Нет необходимости занимать ту или иную сторону в этой веками длящейся борьбе мнений. В данной книге постараемся рассмотреть только фазы этой борьбы, уходящей в глубь веков, и уяснить, насколько глубоко вера людей в реальность чисел по Платону (утверждавшему, что числа существуют в качестве сверхчеловеческих «структур» вне человеческой доступности) оказала влияние на взгляды ученых в других областях знания, очень далеких от математики, а возможно, и более важных для человечества. Есть или нет ответ на вопрос: «Были числа изобретены или они были открыты?», есть ли смысл в вопросе, или он неправильно сформулирован, самое существование данного вопроса на развитие рационального мышления имеет большее значение, чем если бы однажды на него дали ответ. Эмоциональные и рациональные попытки дать ответ продолжают порождать как минимум противостояние, если нет ничего более путного. Вопрос остается старейшим и наиболее простым из всех вопросов, касающихся природы математических истин. История так и не дает универсального и приемлемого ответа на него. Остается надежда на науку.
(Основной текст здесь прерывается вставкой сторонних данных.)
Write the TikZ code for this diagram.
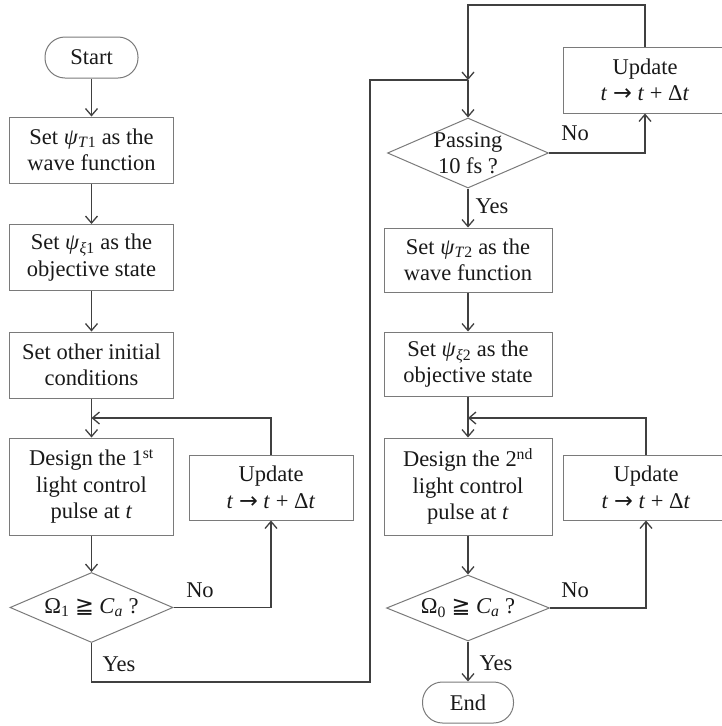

Вместо попыток выяснить происхождение чисел посредством гипотетических реконструкций истории нашей расы, психологи отправились к той же цели через реконструкцию поведения индивидуума на ранней стадии развития. Счетом будущий арифметик начинает заниматься, когда, будучи маленьким ребенком, впервые вылезает из колыбели и плюхается на стульчик. Впервые в своей жизни он тогда осознает «не-я». «Я» и «не-я» – это уже матрица любого множества. Окажется не так уж и странно разглядеть в этом сокрушительном узнавании враждебного «не-я» подсознательное начало бедствия, связанного с числом два, всеми, кто владел знанием о мистике чисел от древних пифагорейцев до теологов-нумерологов Средних веков. Два, «диада», «не-1» неизменно являют собой нестабильность и что-то плохое, реально вводящее в заблуждение, подобно двухдолларовой банкноте. Живший в XIII веке знаток чисел Данте, например, доказывал необходимость «объЕДИНения» империи, поскольку «пребывание в единице» является дорогой к «пребыванию в благости», а «пребывание во множестве» – дорогой к «пребыванию в несчастье». Именно по этой причине Пифагор ставил «один» на сторону добра, а «много» – на сторону зла. Данте следовало бы добавить, что Платон продолжал Пифагора в этом вопросе и что каждый из них, скорее всего, испытывал давление неосознанных воспоминаний раннего детства. Если только будущий мистик чисел не окажется от рождения солипсистом, он достаточно рано познает, что не является всемогущей и всезнающей Единицей, или Божественной Монадой. Дальнейшие примеры – со столами вместо стульев – могли бы породить ощущение «не-стула». Любящие родители маленького ребенка и не слишком любящая его домашняя кошка внушают дальнейшие различия в отношениях этому неопытному и легкоранимому сознанию. Но если ребенку не суждено стать великим философом математики, он вряд ли интуитивно почувствует, что его родители и кошка делят между собой нечто универсальное, состоящее из трех неодушевленных предметов, таких как два стула и стол. В действительности он, возможно, никогда не откроет (или изобретет) «3, 4, 5…» самостоятельно, но тогда его научат этому родители. От кого его родители узнали числа? От своих родителей. И так далее, назад к дикарям.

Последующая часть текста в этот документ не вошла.